The tariff increase from 10 percent to 25 percent on Chinese goods worth $200 billion that was informed by the US President Donald Trump on 5 May, has become effective from Friday midnight.
Immediately following the midnight deadline, China's Commerce Ministry said that it would take countermeasures against this move. While the details of this action were not revealed, the ministry said that it "deeply regrets" the turn of events.
Talks to come to an understanding to end the trade spat between the two biggest economies of the world are ongoing. A resolution was hoped to be reached before the tariff increase kick-in, but a deal was not materialised.
President Trump, in a press meet on Thursday, said that China "broke the deal" and he retaliated with tariff threats. This statement sent Asian and American stocks tumbling further. The markets later recovered after he said that a deal would still be possible following the scheduled talks between the country's representatives.
The Chinese representative for these trade negotiations, Vice Premier Liu He, arrived in Washington on Thursday.

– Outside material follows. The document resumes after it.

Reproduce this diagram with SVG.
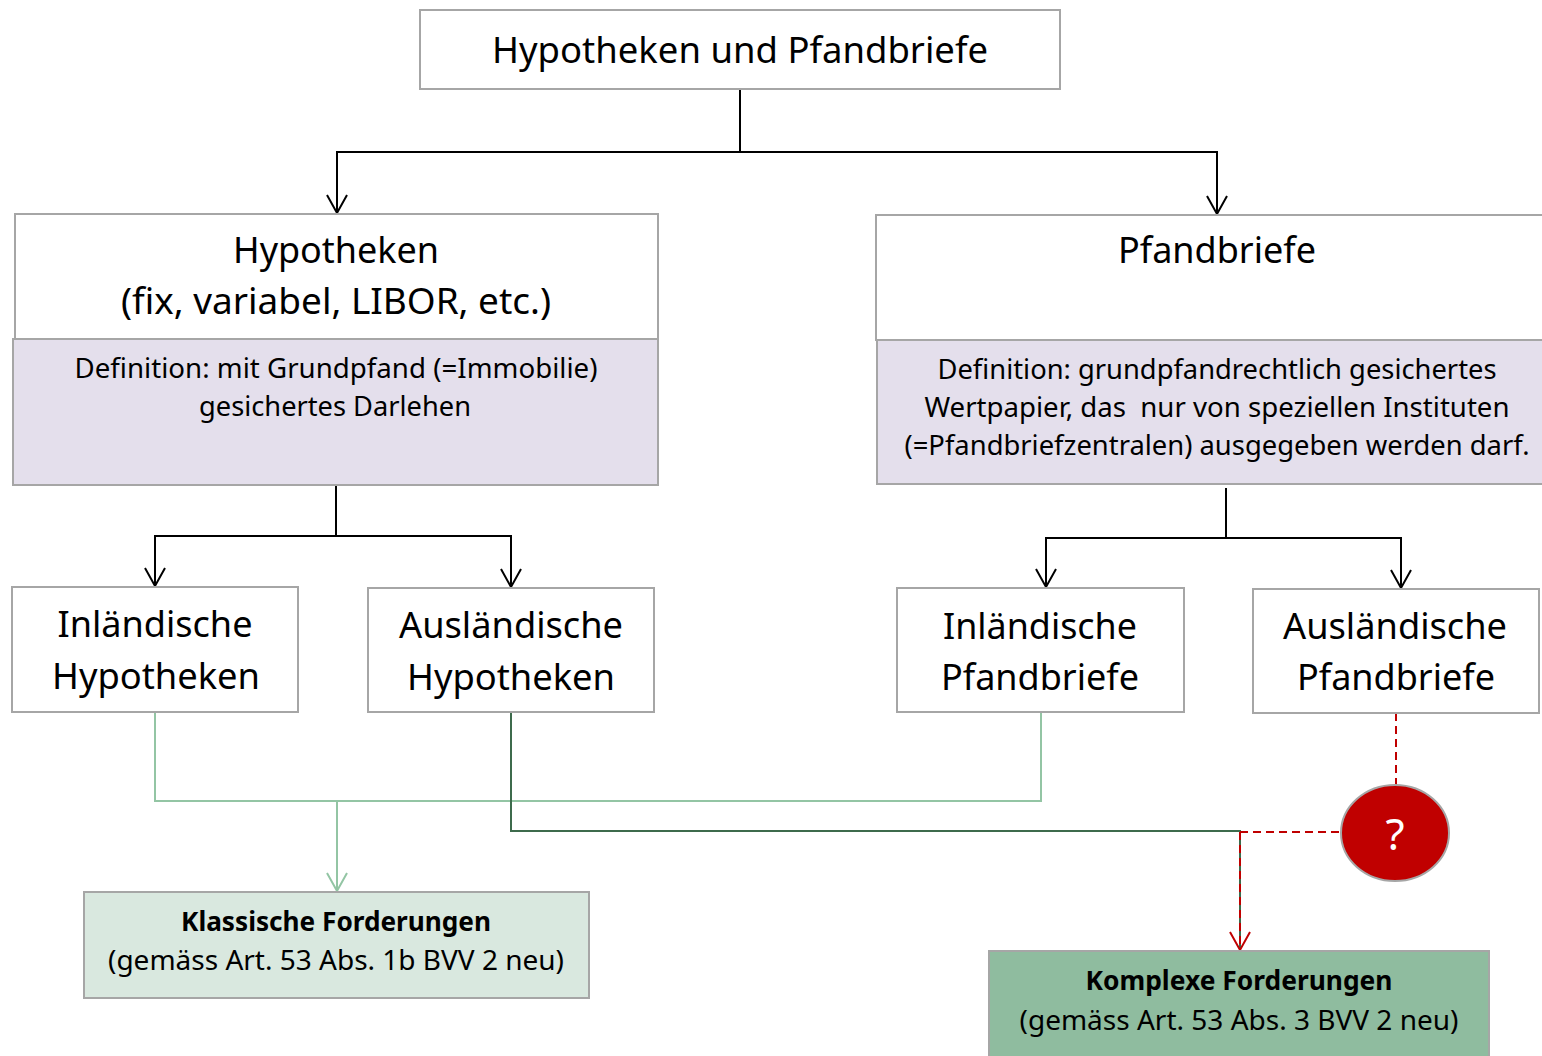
<svg xmlns="http://www.w3.org/2000/svg" width="1542" height="1056" viewBox="0 0 1542 1056">
<style>
.box{fill:#ffffff;stroke:#a6a6a6;stroke-width:2}
.def{fill:#e4dfec;stroke:#a6a6a6;stroke-width:2}
.t{font-family:"Noto Sans","Open Sans","DejaVu Sans",sans-serif;fill:#000;text-anchor:middle}
.big{font-size:36px}
.mid{font-size:27px}
.b{font-weight:bold}
.blk{fill:none;stroke:#000;stroke-width:2}
.lg{fill:none;stroke:#93c5a4;stroke-width:2}
.dg{fill:none;stroke:#3d6b4c;stroke-width:2}
.red{fill:none;stroke:#c00000;stroke-width:2;stroke-dasharray:8 5}
</style>
<defs>
<marker id="aB" markerUnits="userSpaceOnUse" viewBox="-20 -13 26 26" markerWidth="26" markerHeight="26" refX="0" refY="0" orient="auto" overflow="visible">
<path d="M-18,-10 L0,0 L-18,10" fill="none" stroke="#000" stroke-width="2"/>
</marker>
<marker id="aG" markerUnits="userSpaceOnUse" viewBox="-20 -13 26 26" markerWidth="26" markerHeight="26" refX="0" refY="0" orient="auto" overflow="visible">
<path d="M-18,-10 L0,0 L-18,10" fill="none" stroke="#93c5a4" stroke-width="2"/>
</marker>
<marker id="aR" markerUnits="userSpaceOnUse" viewBox="-20 -13 26 26" markerWidth="26" markerHeight="26" refX="0" refY="0" orient="auto" overflow="visible">
<path d="M-18,-10 L0,0 L-18,10" fill="none" stroke="#c00000" stroke-width="2"/>
</marker>
</defs>

<g id="connectors">
<path class="blk" d="M740,89 V152 H337 V213" marker-end="url(#aB)"/>
<path class="blk" d="M740,152 H1217 V214" marker-end="url(#aB)"/>
<path class="blk" d="M336,485 V536 H155 V586" marker-end="url(#aB)"/>
<path class="blk" d="M336,536 H511 V587" marker-end="url(#aB)"/>
<path class="blk" d="M1226,488 V538 H1046 V587" marker-end="url(#aB)"/>
<path class="blk" d="M1226,538 H1401 V588" marker-end="url(#aB)"/>
<path class="lg" d="M155,712 V801 H1041 V712"/>
<path class="lg" d="M337,801 V891" marker-end="url(#aG)"/>
<path class="dg" d="M511,712 V831 H1240 V950"/>
<path class="red" d="M1240,832 V950" marker-end="url(#aR)"/>
<path class="red" d="M1240,832 H1340"/>
<path class="red" d="M1396,713 V785"/>
</g>

<g id="n-top">
<rect class="box" x="420" y="10" width="640" height="79"/>
<text class="t big" x="740" y="63" textLength="496" lengthAdjust="spacingAndGlyphs">Hypotheken und Pfandbriefe</text>
</g>

<g id="n-hypotheken">
<rect class="box" x="15" y="214" width="643" height="125"/>
<text class="t big" x="336" y="263" textLength="206" lengthAdjust="spacingAndGlyphs">Hypotheken</text>
<text class="t big" x="336" y="314" textLength="430" lengthAdjust="spacingAndGlyphs">(fix, variabel, LIBOR, etc.)</text>
<rect class="def" x="13" y="339" width="645" height="146"/>
<text class="t mid" x="336" y="378" textLength="523" lengthAdjust="spacingAndGlyphs">Definition: mit Grundpfand (=Immobilie)</text>
<text class="t mid" x="335" y="416" textLength="272" lengthAdjust="spacingAndGlyphs">gesichertes Darlehen</text>
</g>

<g id="n-pfandbriefe">
<rect class="box" x="876" y="215" width="680" height="125"/>
<text class="t big" x="1217" y="263" textLength="198" lengthAdjust="spacingAndGlyphs">Pfandbriefe</text>
<rect class="def" x="877" y="340" width="680" height="144"/>
<text class="t mid" x="1217" y="379" textLength="559" lengthAdjust="spacingAndGlyphs">Definition: grundpfandrechtlich gesichertes</text>
<text class="t mid" x="1217" y="417" textLength="585" lengthAdjust="spacingAndGlyphs" xml:space="preserve">Wertpapier, das  nur von speziellen Instituten</text>
<text class="t mid" x="1217" y="455" textLength="625" lengthAdjust="spacingAndGlyphs">(=Pfandbriefzentralen) ausgegeben werden darf.</text>
</g>

<g id="n-inl-hyp">
<rect class="box" x="12" y="587" width="286" height="125"/>
<text class="t big" x="155" y="637" textLength="195" lengthAdjust="spacingAndGlyphs">Inländische</text>
<text class="t big" x="156" y="689" textLength="208" lengthAdjust="spacingAndGlyphs">Hypotheken</text>
</g>

<g id="n-ausl-hyp">
<rect class="box" x="368" y="588" width="286" height="124"/>
<text class="t big" x="511" y="638" textLength="224" lengthAdjust="spacingAndGlyphs">Ausländische</text>
<text class="t big" x="511" y="690" textLength="208" lengthAdjust="spacingAndGlyphs">Hypotheken</text>
</g>

<g id="n-inl-pf">
<rect class="box" x="897" y="588" width="287" height="124"/>
<text class="t big" x="1040" y="639" textLength="194" lengthAdjust="spacingAndGlyphs">Inländische</text>
<text class="t big" x="1040" y="690" textLength="198" lengthAdjust="spacingAndGlyphs">Pfandbriefe</text>
</g>

<g id="n-ausl-pf">
<rect class="box" x="1253" y="589" width="286" height="124"/>
<text class="t big" x="1395" y="639" textLength="224" lengthAdjust="spacingAndGlyphs">Ausländische</text>
<text class="t big" x="1396" y="690" textLength="198" lengthAdjust="spacingAndGlyphs">Pfandbriefe</text>
</g>

<g id="n-question">
<ellipse cx="1395" cy="833" rx="54" ry="48" fill="#c00000" stroke="#a6a6a6" stroke-width="2"/>
<text class="t" x="1395" y="850" font-size="44" style="fill:#ffffff">?</text>
</g>

<g id="n-klassisch">
<rect x="84" y="892" width="505" height="106" fill="#d9e8df" stroke="#a6a6a6" stroke-width="2"/>
<text class="t mid b" x="336" y="931" textLength="310" lengthAdjust="spacingAndGlyphs">Klassische Forderungen</text>
<text class="t mid" x="336" y="970" textLength="456" lengthAdjust="spacingAndGlyphs">(gemäss Art. 53 Abs. 1b BVV 2 neu)</text>
</g>

<g id="n-komplex">
<rect x="989" y="951" width="500" height="110" fill="#8fbc9f" stroke="#a6a6a6" stroke-width="2"/>
<text class="t mid b" x="1239" y="990" textLength="307" lengthAdjust="spacingAndGlyphs">Komplexe Forderungen</text>
<text class="t mid" x="1239" y="1030" textLength="439" lengthAdjust="spacingAndGlyphs">(gemäss Art. 53 Abs. 3 BVV 2 neu)</text>
</g>
</svg>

The two days (9 and 10 May) of scheduled talks will continue on Friday.
"This evening, (United States Trade Representative Robert Lighthizer) and (Treasury Secretary Steven Mnuchin) met with President Trump to discuss the ongoing trade negotiations with China. The Ambassador and Secretary then had a working dinner with Vice Premier Liu He, and agreed to continue discussions tomorrow morning at USTR," Judd Deere, White House Deputy Press Secretary, said in a statement made on Thursday evening.